Schools struggle with suicide prevention education

According to the Jason Foundation, 5,270 children between the ages of 12-18 years old attempt suicide each day, in the nation. Suicide has been a pressing topic among the Blair County area after a recent suicide at a nearby school. The passing of the student was mostly spoken about through social media and throughout friends and was something that the administrators of the Altoona Area School District did not address in a formal manner such as an announcement or an assembly.

“I honestly didn’t even know that there were any suicides,” eighth grader Nick Campbell said.

“You know in all honesty it’s a tough thing. We often ponder whether having an assembly has the intended effect of being able to reach out to more students to get them to either refer somebody or get help for themselves,” ninth grade assistant principal Jerry Koehle said. Or if it has the effect of bringing into the limelight something that recently occurred, and it kind of romanticizes the concept. There are so many different ages here at the junior high something that would be appropriate for the ninth grade level may not be so appropriate for the seventh graders.”

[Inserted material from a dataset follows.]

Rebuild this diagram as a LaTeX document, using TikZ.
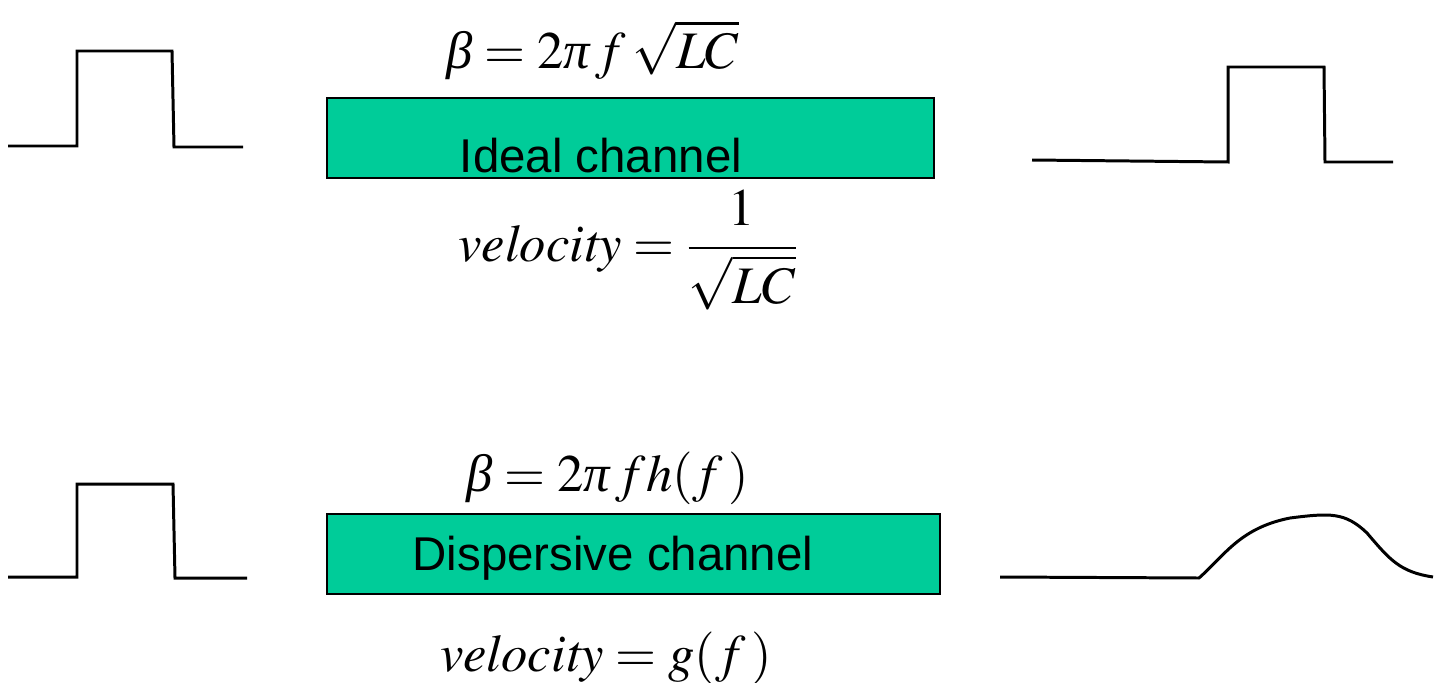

Some believe that more should be done to raise awareness about suicide.

“I think that they do a good job on certain things but other things if it was like a big deal, they would’ve made a shirt, probably made a day cancelled or delayed or taken a moment of silence,” eighth grader Javionne Davis said

“I feel that they do not do enough assemblies for it, and they probably should because it’s a big and serious issue,” ninth grader Stevie Webber said.

While others believe the lack of awareness brought to it is the fault of the students.

“I feel like the school could somewhat do better. It’s hard to tell, but some kids are actually depressed and thinking about suicide but  they don’t talk about it. It’s hard for the school to actually prevent it when kids don’t actually talk about it,” eighth grader Dylan Igoe said.

Other people felt as though the student body is supportive after the event of a suicide.

“I think a lot of students are very supportive. Like there was a suicide of one of our friends of our class, his old friend committed suicide and we wore purple for awareness,” eighth grader Mackenna Murphy said.

The school does have organizations such as Aevidum and SAIT in order to give students encouragement. Guidance counselors are also available at any time to help students.